M. Georges Siffredi. Si aucune étude approfondie n’est menée, chacun devra prendre ses responsabilités. Il pourrait être nécessaire de demander au président de se démettre de ses fonctions pour trouver une personne avec qui nous pourrons améliorer la situation. Si cela n’est pas fait, je pourrai être contraint de prendre des mesures plus drastiques telles que la coupure des financements. Cependant, nous n’en sommes pas encore là. Je rappelle que le président de l’association est un bénévole qui essaie certainement d’agir au mieux. Tout comme moi, cette situation a dû le surprendre ; je ne condamne pas les gens a priori. Il est bénévole et de bonne volonté, mais il doit prendre la mesure des faits. Si cela n’est pas fait, nous devrons en tirer toutes les conséquences.

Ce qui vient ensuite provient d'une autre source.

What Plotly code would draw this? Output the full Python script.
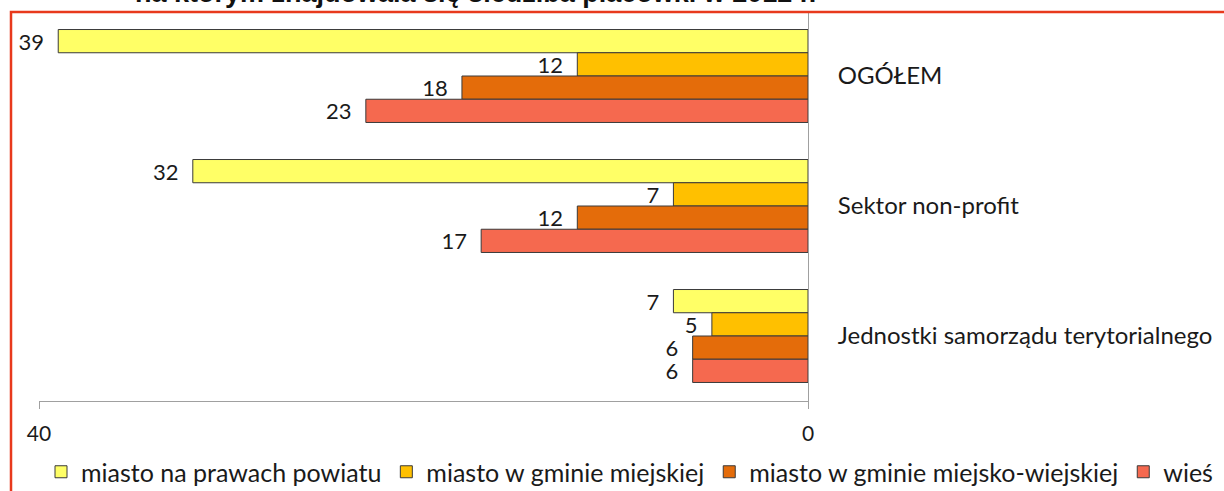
import plotly.graph_objects as go

categories = ["OGÓŁEM", "Sektor non-profit", "Jednostki samorządu terytorialnego"]
series_names = ["miasto na prawach powiatu", "miasto w gminie miejskiej",
                "miasto w gminie miejsko-wiejskiej", "wieś"]
miasto_na_prawach_powiatu = [39, 32, 7]
miasto_w_gminie_miejskiej = [12, 7, 5]
miasto_w_gminie_miejsko_wiejskiej = [18, 12, 6]
wies = [23, 17, 6]
title_text = "na którym znajdowała się siedziba placówki w 2012 r."

series_values = [miasto_na_prawach_powiatu, miasto_w_gminie_miejskiej,
                 miasto_w_gminie_miejsko_wiejskiej, wies]
colors = ["#FFFF66", "#FFC000", "#E46C0A", "#F5694F"]

W, H = 1224, 491
ml, mr, mt, mb = 39, W - 808, 11, 90
FONT = "Lato, Carlito, sans-serif"

fig = go.Figure()
for name, vals, col in zip(series_names, series_values, colors):
    fig.add_trace(go.Bar(
        y=categories, x=vals, name=name, orientation="h",
        marker=dict(color=col, line=dict(color="#3a3a3a", width=1)),
        text=vals, texttemplate="%{x}\u00a0\u00a0", textposition="outside",
        constraintext="none", cliponaxis=False,
        textfont=dict(family=FONT, size=22, color="#1a1a1a"),
    ))

# red outer frame (partially visible)
px_to_xp = lambda px: (px - ml) / (W - ml - mr)
px_to_yp = lambda py: (H - mb - py) / (H - mt - mb)
fig.add_shape(type="rect", xref="paper", yref="paper",
              x0=px_to_xp(11), x1=px_to_xp(1300), y0=px_to_yp(560), y1=px_to_yp(12),
              line=dict(color="#E8391C", width=2.5), fillcolor="rgba(0,0,0,0)", layer="above")

# title, mostly cut off at the top edge as in the reference
fig.add_annotation(text="<b>" + title_text + "</b>", xref="paper", yref="paper",
                   x=px_to_xp((130 + 820) / 2), xanchor="center",
                   y=px_to_yp(10), yanchor="bottom", showarrow=False,
                   font=dict(family="Liberation Sans, Arial, sans-serif", size=27, color="#111"))

fig.update_layout(
    width=W, height=H,
    margin=dict(l=ml, r=mr, t=mt, b=mb, autoexpand=False),
    paper_bgcolor="white", plot_bgcolor="white",
    barmode="group", bargap=0.285, bargroupgap=0,
    font=dict(family=FONT, size=22, color="#1a1a1a"),
    xaxis=dict(range=[40, 0], tickmode="array", tickvals=[40, 0], ticktext=["40", "0"],
               showline=True, linecolor="#A0A0A0", linewidth=1,
               ticks="outside", ticklen=7, tickcolor="#A0A0A0",
               showgrid=False, zeroline=False, ticklabelstandoff=7,
               tickfont=dict(size=21, color="#1a1a1a")),
    yaxis=dict(autorange="reversed", side="right", showline=True, linecolor="#A0A0A0",
               linewidth=1, ticks="", showgrid=False, zeroline=False,
               ticklabelstandoff=24, tickfont=dict(size=24, color="#1a1a1a")),
    legend=dict(orientation="h", x=px_to_xp(1218), xanchor="right",
                y=px_to_yp(472), yanchor="middle", traceorder="normal",
                font=dict(size=25, color="#1a1a1a"), bgcolor="rgba(0,0,0,0)",
                itemwidth=30),
    showlegend=True,
)

fig.write_html("out.html", config={"displayModeBar": False},
               post_script="document.body.style.margin='0';document.body.style.padding='0';")
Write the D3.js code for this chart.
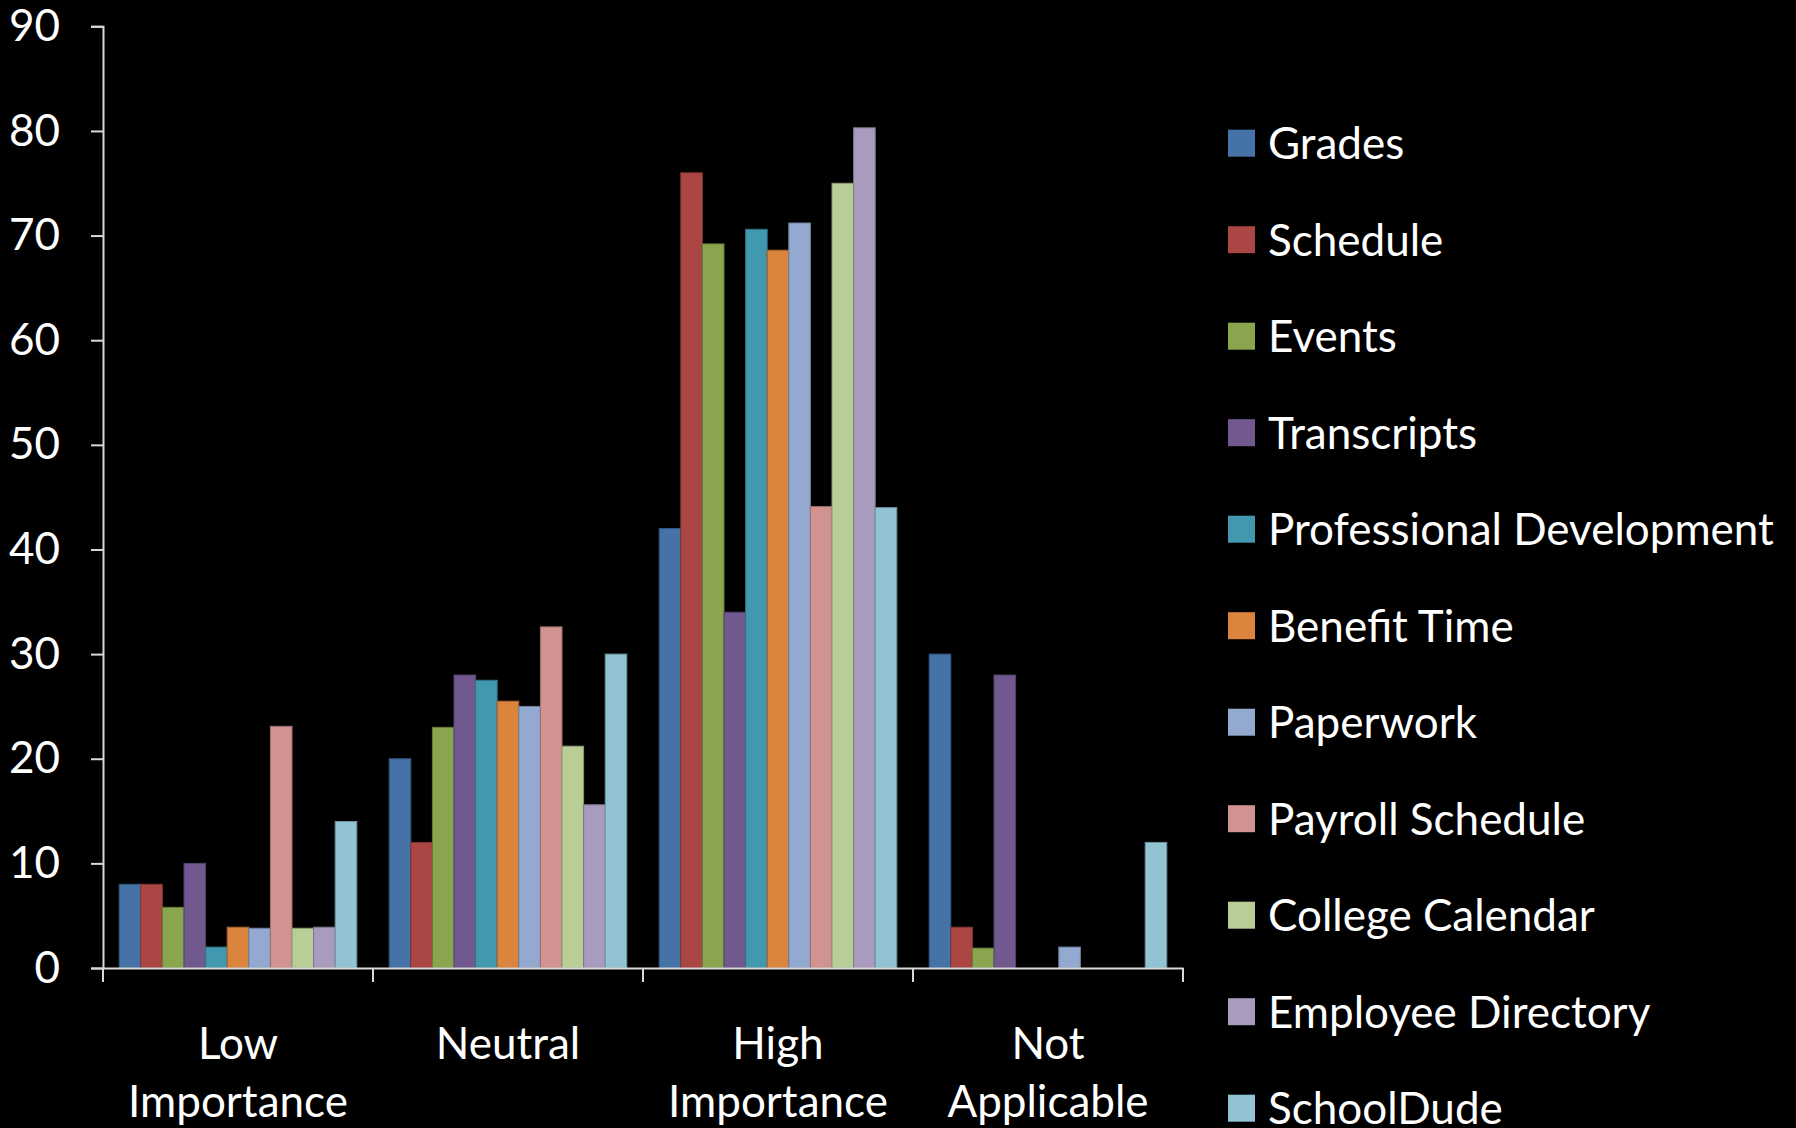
<!DOCTYPE html>
<html>
<head>
<meta charset="utf-8">
<script src="https://cdn.jsdelivr.net/npm/d3@7"></script>
<style>
  html, body { margin: 0; padding: 0; background: #000; }
  svg { display: block; }
  text { font-family: Lato, "Open Sans", sans-serif; fill: #ffffff; }
</style>
</head>
<body>
<svg id="chart" width="1796" height="1128"></svg>
<script>
// ---- Data ----
const categories = ["Low Importance", "Neutral", "High Importance", "Not Applicable"];
const categoryLines = [["Low", "Importance"], ["Neutral"], ["High", "Importance"], ["Not", "Applicable"]];
const seriesNames = ["Grades", "Schedule", "Events", "Transcripts", "Professional Development",
  "Benefit Time", "Paperwork", "Payroll Schedule", "College Calendar", "Employee Directory", "SchoolDude"];
const seriesColors = ["#4572A7", "#AA4643", "#89A54E", "#71588F", "#4198AF",
  "#DB843D", "#93A9CF", "#D19392", "#B9CD96", "#A99BBD", "#92C3D4"];
const grades        = [8,    20,   42,   30];
const schedule      = [8,    12,   76,   3.9];
const events        = [5.8,  23,   69.2, 1.9];
const transcripts   = [10,   28,   34,   28];
const profDev       = [2,    27.5, 70.6, 0];
const benefitTime   = [3.9,  25.5, 68.6, 0];
const paperwork     = [3.8,  25,   71.2, 2];
const payroll       = [23.1, 32.6, 44.1, 0];
const collegeCal    = [3.8,  21.2, 75,   0];
const employeeDir   = [3.9,  15.6, 80.3, 0];
const schoolDude    = [14,   30,   44,   12];
const seriesValues = [grades, schedule, events, transcripts, profDev, benefitTime,
  paperwork, payroll, collegeCal, employeeDir, schoolDude];
const yTicks = [0, 10, 20, 30, 40, 50, 60, 70, 80, 90];

// ---- Layout ----
const svg = d3.select("#chart");
const plot = { left: 103, right: 1183, top: 26.3, bottom: 968 };
const fontSize = 44;

const x0 = d3.scaleBand().domain(categories).range([plot.left, plot.right]).paddingInner(0).paddingOuter(0);
const x1 = d3.scaleBand().domain(seriesNames).range([0, x0.bandwidth()]).paddingInner(0).paddingOuter(0.75);
const y = d3.scaleLinear().domain([0, 90]).range([plot.bottom, plot.top]);
const color = d3.scaleOrdinal().domain(seriesNames).range(seriesColors);

// Bars
const data = [];
categories.forEach((c, ci) => {
  seriesNames.forEach((s, si) => {
    data.push({ cat: c, series: s, value: seriesValues[si][ci] });
  });
});
svg.append("g").selectAll("rect").data(data.filter(d => d.value > 0)).join("rect")
  .attr("x", d => x0(d.cat) + x1(d.series))
  .attr("y", d => y(d.value))
  .attr("width", x1.bandwidth())
  .attr("height", d => y(0) - y(d.value))
  .attr("fill", d => color(d.series))
  .attr("stroke", d => d3.color(color(d.series)).darker(0.8))
  .attr("stroke-width", 1);

// Y axis
const yAxis = d3.axisLeft(y).tickValues(yTicks).tickSize(12).tickPadding(43 - 12).tickFormat(d3.format("d"));
const gy = svg.append("g").attr("transform", `translate(${plot.left},0)`).call(yAxis);
gy.select(".domain").attr("stroke", "#d9d9d9").attr("stroke-width", 2);
gy.selectAll(".tick line").attr("stroke", "#d9d9d9").attr("stroke-width", 2);
gy.selectAll(".tick text").attr("fill", "#fff").style("font-size", fontSize + "px")
  .style("font-family", "Lato, 'Open Sans', sans-serif");

// X axis
const xAxis = d3.axisBottom(x0).tickSize(0).tickFormat("");
const gx = svg.append("g").attr("transform", `translate(0,${plot.bottom})`).call(xAxis);
gx.select(".domain").attr("stroke", "#d9d9d9").attr("stroke-width", 2);
// category boundary ticks
const boundaries = categories.map(c => x0(c)).concat([plot.right]);
gx.selectAll("line.bound").data(boundaries).join("line")
  .attr("class", "bound")
  .attr("x1", d => d).attr("x2", d => d)
  .attr("y1", 0).attr("y2", 14)
  .attr("stroke", "#d9d9d9").attr("stroke-width", 2);

// Category labels
const catLabels = svg.append("g");
categories.forEach((c, ci) => {
  const t = catLabels.append("text")
    .attr("x", x0(c) + x0.bandwidth() / 2)
    .attr("y", 1059)
    .attr("text-anchor", "middle")
    .style("font-size", fontSize + "px");
  categoryLines[ci].forEach((line, li) => {
    t.append("tspan").attr("x", x0(c) + x0.bandwidth() / 2).attr("y", 1059 + li * 58).text(line);
  });
});

// Legend
const legend = svg.append("g");
const legY0 = 143.2, legStep = 96.5;
seriesNames.forEach((s, i) => {
  const g = legend.append("g").attr("transform", `translate(1228,${legY0 + i * legStep})`);
  g.append("rect").attr("x", 0).attr("y", -13.5).attr("width", 27).attr("height", 27).attr("fill", color(s));
  g.append("text").attr("x", 40).attr("y", 0).attr("dy", "0.36em")
    .style("font-size", fontSize + "px").text(s);
});
</script>
</body>
</html>
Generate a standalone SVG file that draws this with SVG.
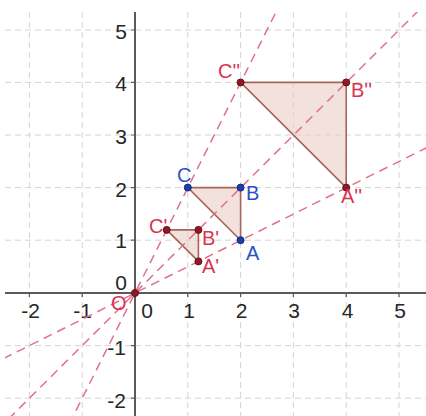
<svg xmlns="http://www.w3.org/2000/svg" width="426" height="416" viewBox="0 0 426 416">
<defs>
<style>
.grid{stroke:#d4d4d4;stroke-width:1;stroke-dasharray:6 4;fill:none}
.axis{stroke:#5a5a5a;stroke-width:2;fill:none}
.tick{stroke:#5a5a5a;stroke-width:1.2}
.ray{stroke:#e0708c;stroke-width:1.5;stroke-dasharray:9 6;fill:none}
.tri{fill:#e9cdc6;fill-opacity:0.6;stroke:#a5675a;stroke-width:1.6;stroke-linejoin:round}
.num{font-family:"Liberation Sans",Arial,sans-serif;font-size:21px;fill:#262626}
.lbl{font-family:"Liberation Sans",Arial,sans-serif;font-size:20px}
.red{fill:#d7344f}
.blue{fill:#2a50c8}
.pr{fill:#8e1a26;stroke:#6a0f18;stroke-width:1}
.pb{fill:#1d3ea8;stroke:#132c80;stroke-width:1}
</style>
<clipPath id="area"><rect x="5" y="12" width="421" height="404"/></clipPath>
</defs>
<rect width="426" height="416" fill="#ffffff"/>
<g id="grid">
<path class="grid" d="M29.4 12V416M82.2 12V416M187.8 12V416M240.6 12V416M293.4 12V416M346.2 12V416M399 12V416"/>
<path class="grid" d="M5 30H426M5 82.4H426M5 135H426M5 187.6H426M5 240.2H426M5 345.6H426M5 398.2H426"/>
</g>
<g id="axes">
<path class="axis" d="M5 293H426M135 12V416"/>
<path class="tick" d="M29.4 293v4M82.2 293v4M187.8 293v4M240.6 293v4M293.4 293v4M346.2 293v4M399 293v4"/>
<path class="tick" d="M135 30h-4M135 82.4h-4M135 135h-4M135 187.6h-4M135 240.2h-4M135 345.6h-4M135 398.2h-4"/>
<g class="num" text-anchor="middle">
<text x="30.5" y="318">-2</text>
<text x="82.5" y="318">-1</text>
<text x="147" y="318">0</text>
<text x="189" y="318">1</text>
<text x="241.5" y="318">2</text>
<text x="294" y="318">3</text>
<text x="347.5" y="318">4</text>
<text x="400" y="318">5</text>
</g>
<g class="num" text-anchor="end">
<text x="127" y="39">5</text>
<text x="127" y="91">4</text>
<text x="127" y="144">3</text>
<text x="127" y="197">2</text>
<text x="127" y="248">1</text>
<text x="127" y="290">0</text>
<text x="126" y="355">-1</text>
<text x="126" y="408">-2</text>
</g>
</g>
<g id="triangle-ABC">
<polygon class="tri" points="240.6,240.2 240.6,187.6 187.8,187.6"/>
</g>
<g id="triangle-A1B1C1">
<polygon class="tri" points="198.4,261.4 198.4,229.9 166.7,229.9"/>
</g>
<g id="triangle-A2B2C2">
<polygon class="tri" points="346.2,187.6 346.2,82.4 240.6,82.4"/>
</g>
<g id="connectors" clip-path="url(#area)">
<path class="ray" d="M-23.4 371.9L451.8 135.2"/>
<path class="ray" d="M-23.4 450.8L451.8 -22.6"/>
<path class="ray" d="M55.8 450.8L293.4 -22.6"/>
</g>
<g id="point-O">
<circle class="pr" cx="135" cy="293" r="3.5"/>
<text class="lbl red" x="111" y="310" font-size="18">O</text>
</g>
<g id="point-A"><circle class="pb" cx="240.6" cy="240.2" r="3.5"/><text class="lbl blue" x="246" y="260">A</text></g>
<g id="point-B"><circle class="pb" cx="240.6" cy="187.6" r="3.5"/><text class="lbl blue" x="246" y="200">B</text></g>
<g id="point-C"><circle class="pb" cx="187.8" cy="187.6" r="3.5"/><text class="lbl blue" x="177" y="182">C</text></g>
<g id="point-A1"><circle class="pr" cx="198.4" cy="261.4" r="3.5"/><text class="lbl red" x="202" y="273">A'</text></g>
<g id="point-B1"><circle class="pr" cx="198.4" cy="229.9" r="3.5"/><text class="lbl red" x="202" y="245">B'</text></g>
<g id="point-C1"><circle class="pr" cx="166.7" cy="229.9" r="3.5"/><text class="lbl red" x="149" y="233">C'</text></g>
<g id="point-A2"><circle class="pr" cx="346.2" cy="187.6" r="3.5"/><text class="lbl red" x="341" y="203">A''</text></g>
<g id="point-B2"><circle class="pr" cx="346.2" cy="82.4" r="3.5"/><text class="lbl red" x="351" y="97">B''</text></g>
<g id="point-C2"><circle class="pr" cx="240.6" cy="82.4" r="3.5"/><text class="lbl red" x="218" y="78">C''</text></g>
</svg>
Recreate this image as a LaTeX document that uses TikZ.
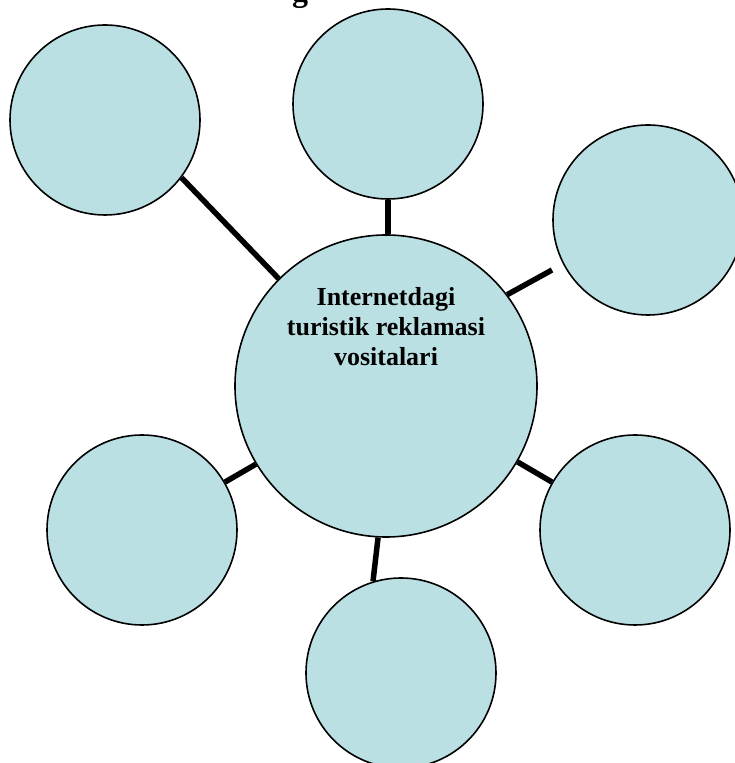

M. Erwan Balanant, rapporteur. En conclusion, la Seine Musicale est un outil extraordinaire dont dispose le conseil départemental. Votre département a la capacité de bien financer et de mettre en œuvre une politique forte sur un outil qui peut être extrêmement intéressant pour les enfants et les familles. J’espère que la lumière sera faite, que des mesures seront prises et que vous pourrez faire rebondir la Maîtrise des Hauts-de-Seine. Cette structure permet à des enfants de s’épanouir et de mettre en place des pratiques pédagogiques adaptées et nouvelles. Si notre commission a pu y contribuer, nous aurons fait œuvre utile.

M. Georges Siffredi. Concernant la Seine Musicale, j’espère que ces événements ne nuiront pas à l’image globale. Plusieurs autres acteurs culturels, dont le travail est formidable, sont subventionnés par les pouvoirs publics. La Seine Musicale est un superbe instrument et j’espère que nous pourrons continuer à en profiter. De façon plus globale, notre objectif est de développer une ouverte au plus grand nombre, loin d’une culture élitiste. L’un peut aller avec l’autre et nous nous y employons.

M. Erwan Balanant, rapporteur. Je vous invite à nous transmettre les éléments et courriers mentionnés au cours de cette audition.

 

La séance s’achève à douze heures vingt-cinq.